History repeats

Finished off a couple of books in the last few days, and about to knock off another. One of the books was The Return of the King, by William Dalrymple. It’s a history, charting the lead-up to, and the events of the Anglo-Afghan war of the early 1840’s.

For those who don’t know much about this era of intrigue then I recommend you look into it. It’s a fascinating, and often gruesome story in its own right. As the original of history repeating itself it’s even more instructive.

Very basically the British, who had long colonised India, had designs on Afghanistan, to further enhance their empire and to forestall any Russian ambitions. It’s a story of bungling and arrogance, incompetence, misjudgment and, ultimately, severe punishment on all sides.

Many will know about the British retreat from Kabul, surely one of the most miserable and devastating journeys in history. The force was almost completely wiped out travelling from Kabul to Jalalabad through the Khyber passes. Famously, though not entirely accurately, there was but one survivor of the journey – one out of about 16,000 soldiers and their families, plus about another 14,000 camp followers. They were murdered, sniped at from the hills or subject to swooping attacks by Afghan tribesmen. They perished in the cold or, left for dead, had their throats cut by ruthless Afghans. Captives were sold into slavery. It’s one of the darkest moments in British military history.

The awful thing about it is that it could have been avoided. On so many occasions there were opportunities to mitigate the scale of disaster, but seemingly on every occasion the dithering, deluded, or simply stupid British commanders made the wrong call – too many times to list here. There were individual stories of great bravery and resolution, but on the whole it’s a story of gross ineptitude.

That they were in this situation from the start is almost entirely due to their arrogant and patronising attitude towards a very capable and warlike Afghan people. Like their modern equivalents they believed they knew better than the backward natives, who in fact were a highly cultured, proud race. They pushed their own interests and sidelined Afghans who might have been supporters and allies had they been treated with justice. They were high-handed and blind to anything that did not suit their narrative. Then when it was time to act they failed to, handing the initiative to the Afghans who took heart from their inaction. When at the last they might have saved themselves by retreating into the fortress they instead set out across the bleak winter landscape to be massacred every mile of it.

McNaghten is culpable for much of this, but British policy and blithe belief in their immunity fostered it. Then there was Elphinstone, the bumbling, incompetent and ill commander of the Kabul force who failed at every turn. He meant well, but was put in a position he should never have been. There are very few who come out this looking good.

In the aftermath the British exacted a brutal revenge, so typical of western powers then and since. They murdered and raped, they lay waste to the villages and the monuments and infrastructure, then quit Afghanistan as a bad bet. Vengeance was theirs to be had, but little credit goes to them, and ultimately to retreat once more from that leaving their supporters – and many captives in slavery – was an act of moral cowardice quite consistent with the tenor of the time.
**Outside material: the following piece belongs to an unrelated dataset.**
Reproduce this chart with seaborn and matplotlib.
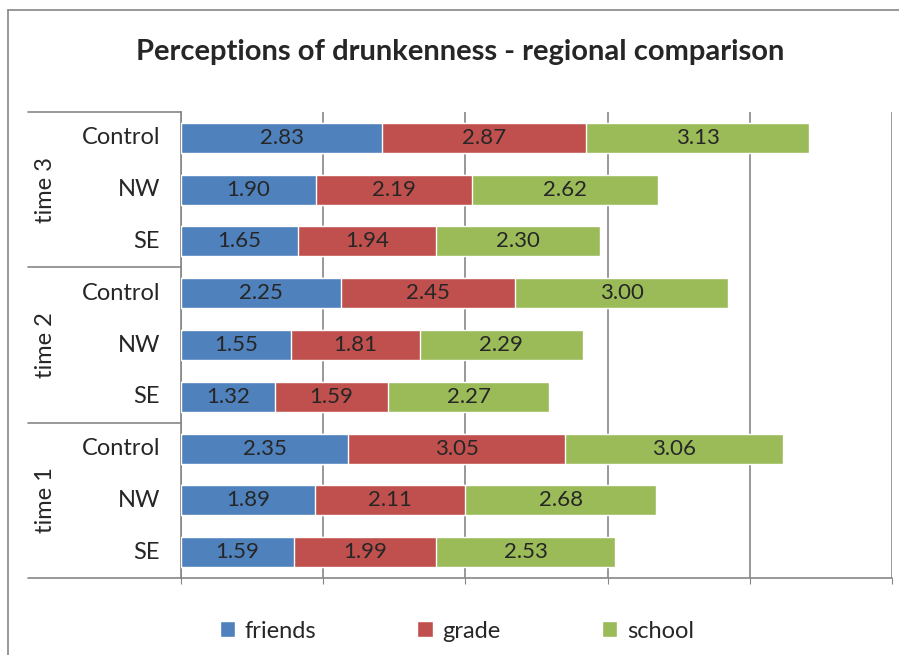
import numpy as np
import pandas as pd
import matplotlib.pyplot as plt
import seaborn as sns
from matplotlib.lines import Line2D
from matplotlib.patches import Patch
import matplotlib.transforms as mtransforms

# values, rows top to bottom
times = ['time 3', 'time 2', 'time 1']
regions = ['Control', 'NW', 'SE']
friends = [2.83, 1.90, 1.65, 2.25, 1.55, 1.32, 2.35, 1.89, 1.59]
grade = [2.87, 2.19, 1.94, 2.45, 1.81, 1.59, 3.05, 2.11, 1.99]
school = [3.13, 2.62, 2.30, 3.00, 2.29, 2.27, 3.06, 2.68, 2.53]
series = ['friends', 'grade', 'school']
colors = ['#4F81BD', '#C0504D', '#9BBB59']

sns.set_style('white')
plt.rcParams['font.family'] = ['Lato', 'DejaVu Sans']

row_keys = [f'{t}|{r}' for t in times for r in regions]
df = pd.DataFrame({'row': row_keys, 'friends': friends, 'grade': grade, 'school': school})
df['c1'] = df['friends']
df['c2'] = df['c1'] + df['grade']
df['c3'] = df['c2'] + df['school']

fig = plt.figure(figsize=(8.99, 6.55), dpi=100)
ax = fig.add_axes([181 / 899, 1 - 578 / 655, 711 / 899, 466 / 655])

# stacked bars: draw cumulative totals from the back
for col, c in zip(['c3', 'c2', 'c1'], colors[::-1]):
    sns.barplot(data=df, x=col, y='row', order=row_keys, color=c, orient='h',
                width=0.58, saturation=1, ax=ax, zorder=3)

# value labels in the middle of each segment
for i in range(len(row_keys)):
    left = 0
    for name in series:
        v = df[name].iloc[i]
        ax.text(left + v / 2, i, f'{v:.2f}', ha='center', va='center',
                fontsize=16, color='#262626', zorder=4)
        left += v

ax.set_xlim(0, 10)
ax.set_ylim(8.5, -0.5)
ax.set_xticks([0, 2, 4, 6, 8, 10])
ax.set_xticklabels([])
ax.xaxis.grid(True, color='#868686', linewidth=1.2, zorder=0)
ax.tick_params(axis='x', length=4, color='#868686', direction='out', bottom=True)
ax.set_yticks([])
ax.set_xlabel('')
ax.set_ylabel('')
for s in ['top', 'right']:
    ax.spines[s].set_visible(False)
for s in ['left', 'bottom']:
    ax.spines[s].set_color('#868686')
    ax.spines[s].set_linewidth(1.2)

# category labels and group labels
trans = mtransforms.blended_transform_factory(ax.transAxes, ax.transData)
ax_w = 711.0
for i, key in enumerate(row_keys):
    ax.text(-21 / ax_w, i, key.split('|')[1], transform=trans, ha='right',
            va='center', fontsize=17, color='#262626')
for g, t in enumerate(times):
    ax.text(-136 / ax_w, g * 3 + 1, t, transform=trans, rotation=90, ha='center',
            va='center', fontsize=17, color='#262626')
for b in [-0.5, 2.5, 5.5, 8.5]:
    ax.add_line(Line2D([-153 / ax_w, 0], [b, b], transform=trans, color='#868686',
                       linewidth=1.2, clip_on=False))

fig.suptitle('Perceptions of drunkenness - regional comparison', x=0.512, y=0.94,
             fontsize=21, fontweight='bold', color='#262626')

handles = [Patch(facecolor=c, label=n) for c, n in zip(colors, series)]
fig.legend(handles=handles, loc='center', bbox_to_anchor=(0.508, 1 - 631 / 655), ncol=3,
           frameon=False, fontsize=17, handlelength=0.65, handleheight=0.65,
           handletextpad=0.4, columnspacing=4.3)

# outer chart border
fig.add_artist(Line2D([8 / 899, 8 / 899], [0, 1 - 10 / 655], color='#868686', linewidth=1.2))
fig.add_artist(Line2D([8 / 899, 1], [1 - 10 / 655, 1 - 10 / 655], color='#868686', linewidth=1.2))

fig.savefig('out.png', dpi=100)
Ultimately it must be said the Afghans won, despite their terrible losses. Though they were desperately cruel and treacherous, they were also brave.

From far away it seems many of the mistakes, and arrogance of colonial paymasters, are being repeated in modern times, with similar results. One has to wonder what would happen if we treated these people with more respect, and if we provided them with the services and the infrastructure they crave. Rather than fund eternal wars with dollars that make their way to the pockets of corrupt officials, and impose upon a foreign people our western ambitions, would it not be more beneficial to plant the seeds that the Afghan people could nurture themselves, and find comfort in as they blossom?

The book, by the way, was great. A ripping read.